Beware the varietal trap.  Grape varieties are the means by which all terroir potential is expressed – but they are often chosen  with commercial considerations in mind, before a terroir has been fully understood.  The results (though, globally, we don’t yet realise this) are catastrophic: wasted decades of underperformance.  Merlot, Cabernet, Syrah, Chardonnay and Sauvignon Blanc – all of them originating in France’s cool climate or maritime zones -- are often wretched, second-rate choices for a plural world of vineyards.  We need varietal experiment and open-mindedness, and the willingness to sell wine in ways which don’t rely on variety as primary signifier.

Remember, too, that every harvest is a message about terroir from the vineyard.  In this sense, there are a pair of compelling reasons why winemakers should be as non-interventionist as they can be.  You can only create a terroir wine by respecting the raw materials you harvest, and especially their chemical balance: adjustment means effacing terroir.  Many great European wines are existentially strange, singular and – technically speaking -- “unbalanced”.  That’s what we love about them; adjusted, we’d like them less or not at all.  But if you feel that adjustment of your harvest is imperative, then the vineyard is telling you that it’s carrying the wrong variety – or, at worst, that it shouldn’t really be a vineyard at all.

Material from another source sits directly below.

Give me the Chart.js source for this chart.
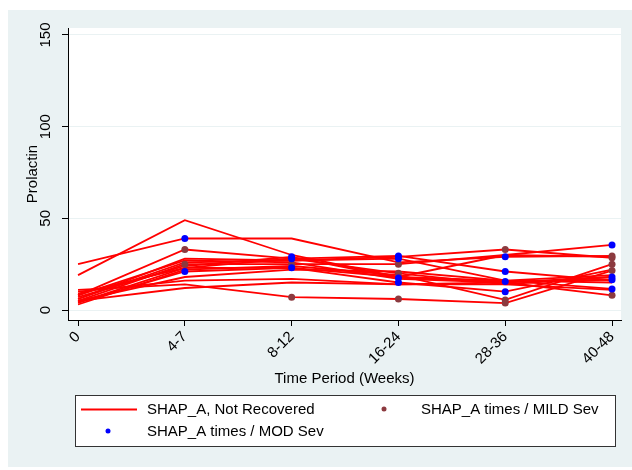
<!DOCTYPE html>
<html>
<head>
<meta charset="utf-8">
<script src="https://cdn.jsdelivr.net/npm/chart.js@4/dist/chart.umd.min.js"></script>
<style>
  html, body { margin: 0; padding: 0; background: #fff; }
  #wrap { width: 632px; height: 470px; }
</style>
</head>
<body>
<div id="wrap"><canvas id="prolChart" width="632" height="470"></canvas></div>
<script>
const periods = ['0', '4-7', '8-12', '16-24', '28-36', '40-48'];
const yTicks = [0, 50, 100, 150];

// one row per subject, values at each time period
const notRecovered = [
  [25, 39, 39, 26, 29, 29.5],
  [19, 49, 30, 18, 16, 11.5],
  [8, 33, 28, 20, 14, 18],
  [6, 28, 27, 29, 33, 28.5],
  [5, 25, 25, 25, 30, 35.5],
  [4, 21, 23, 15, 10, 22],
  [7, 24, 29, 17.5, 15.5, 16.5],
  [9, 23, 28, 29.5, 21, 16],
  [3, 22, 24, 19, 5.5, 25],
  [10, 16, 17, 14, 14, 11],
  [11, 14, 7, 6, 3.8, 21.5],
  [5, 12, 15, 14, 15, 8],
  [6, 26, 27, 28, 16, 19],
  [4, 23, 23, 18, 30, 29],
  [8, 27, 26, 17, 15, 18],
  [5, 18, 22, 21, 16, 15]
];

// marked visits, MILD severity
const mildPeriod = [1, 1, 2, 2, 3, 3, 3, 4, 4, 4, 5, 5, 5, 5, 5];
const mildValue  = [33, 25, 25, 7, 25, 20, 6, 33, 5.5, 3.8, 29.5, 28.5, 25, 21.5, 8];

// marked visits, MOD severity
const modPeriod = [1, 1, 2, 2, 2, 3, 3, 3, 3, 4, 4, 4, 4, 5, 5, 5, 5];
const modValue  = [39, 21, 29, 28, 23, 29.5, 28, 17.5, 15, 29, 21, 15.5, 10, 35.5, 18, 16.5, 11.5];

const FONT = "'Liberation Sans', Arial, sans-serif";
const RED = '#ff0000';
const MAROON = '#8c3a3f';
const BLUE = '#0000ff';
const PANEL = '#eaf2f3';

const datasets = [];
datasets.push({
  type: 'scatter',
  label: 'SHAP_A times / MOD Sev',
  data: modPeriod.map((p, i) => ({ x: p, y: modValue[i] })),
  backgroundColor: BLUE, borderColor: BLUE,
  pointRadius: 3.5, borderWidth: 0, order: 0
});
datasets.push({
  type: 'scatter',
  label: 'SHAP_A times / MILD Sev',
  data: mildPeriod.map((p, i) => ({ x: p, y: mildValue[i] })),
  backgroundColor: MAROON, borderColor: MAROON,
  pointRadius: 3.5, borderWidth: 0, order: 0
});
notRecovered.forEach((row, k) => {
  datasets.push({
    type: 'line',
    label: k === 0 ? 'SHAP_A, Not Recovered' : '',
    data: row.map((v, i) => ({ x: i, y: v })),
    borderColor: RED, borderWidth: 1.8,
    pointRadius: 0, fill: false, tension: 0, order: 1
  });
});

const panelBg = {
  id: 'panelBg',
  beforeDraw(chart) {
    const { ctx, chartArea: a } = chart;
    ctx.save();
    ctx.fillStyle = '#fff';
    ctx.fillRect(0, 0, chart.width, chart.height);
    ctx.fillStyle = PANEL;
    ctx.fillRect(8, 10, 624, 457);
    ctx.fillStyle = '#fff';
    ctx.fillRect(a.left, a.top, a.right - a.left, a.bottom - a.top);
    ctx.restore();
  }
};

// legend box like the stata one
const legendBox = {
  id: 'legendBox',
  afterDraw(chart) {
    const ctx = chart.ctx;
    ctx.save();
    ctx.fillStyle = '#fff';
    ctx.fillRect(75.5, 395.5, 540, 51);
    ctx.strokeStyle = '#333';
    ctx.lineWidth = 1;
    ctx.strokeRect(75.5, 395.5, 540, 51);

    ctx.strokeStyle = RED;
    ctx.lineWidth = 1.8;
    ctx.beginPath();
    ctx.moveTo(81, 409.5);
    ctx.lineTo(137, 409.5);
    ctx.stroke();

    ctx.fillStyle = MAROON;
    ctx.beginPath();
    ctx.arc(384, 409, 2.5, 0, Math.PI * 2);
    ctx.fill();
    ctx.fillStyle = BLUE;
    ctx.beginPath();
    ctx.arc(108, 431, 2.5, 0, Math.PI * 2);
    ctx.fill();

    ctx.fillStyle = '#000';
    ctx.font = '15px ' + FONT;
    ctx.textBaseline = 'middle';
    ctx.fillText(datasets[2].label, 147, 410);
    ctx.fillText(datasets[1].label, 421, 410);
    ctx.fillText(datasets[0].label, 147, 432);
    ctx.restore();
  }
};

new Chart(document.getElementById('prolChart'), {
  data: { datasets },
  options: {
    responsive: false,
    animation: false,
    layout: { padding: { top: 28, right: 11, bottom: 82, left: 0 } },
    plugins: { legend: { display: false }, tooltip: { enabled: false } },
    scales: {
      x: {
        type: 'linear',
        min: -0.094, max: 5.084,
        afterBuildTicks: s => { s.ticks = periods.map((_, i) => ({ value: i })); },
        afterFit: s => { s.height = 68; },
        ticks: {
          minRotation: 45, maxRotation: 45, padding: 2,
          color: '#000', font: { family: FONT, size: 15 },
          callback: v => periods[v]
        },
        grid: { drawOnChartArea: false, drawTicks: true, tickLength: 6, tickColor: '#000' },
        border: { display: true, color: '#000', width: 1 },
        title: { display: true, text: 'Time Period (Weeks)', color: '#000', font: { family: FONT, size: 15 }, padding: { top: 0, bottom: 0 } }
      },
      y: {
        type: 'linear',
        min: -5.45, max: 153.8,
        afterBuildTicks: s => { s.ticks = yTicks.map(v => ({ value: v })); },
        afterFit: s => { s.width = 68; },
        ticks: {
          minRotation: 90, maxRotation: 90, crossAlign: 'center', padding: 4,
          color: '#000', font: { family: FONT, size: 15 }
        },
        grid: { color: PANEL, lineWidth: 1, drawTicks: true, tickLength: 6, tickColor: '#000' },
        border: { display: true, color: '#000', width: 1 },
        title: { display: true, text: 'Prolactin', color: '#000', font: { family: FONT, size: 15 }, padding: { top: 24, bottom: 0 } }
      }
    }
  },
  plugins: [panelBg, legendBox]
});
</script>
</body>
</html>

Finally, too, if you are trying to make ambitious red wine of place, then you have to take grape skins and tannins seriously.  Tannin structures and profiles still mark the biggest single difference between great European red wines and their non-European competitors.  The personality and profundity of these wines is engraved in their often profound tannin structures.  If Napa’s finest Cabernets are the only non-European wines to challenge European classics today in price terms, it is at least in part because of their skin-derived tannin structures: juicy, dense, ample, tender, resonant.  Balance has little to do with acidity, while the sugar will nearly always look after itself.  Find and express the tannins, and you will be well on the way to finding and expressing the terroir.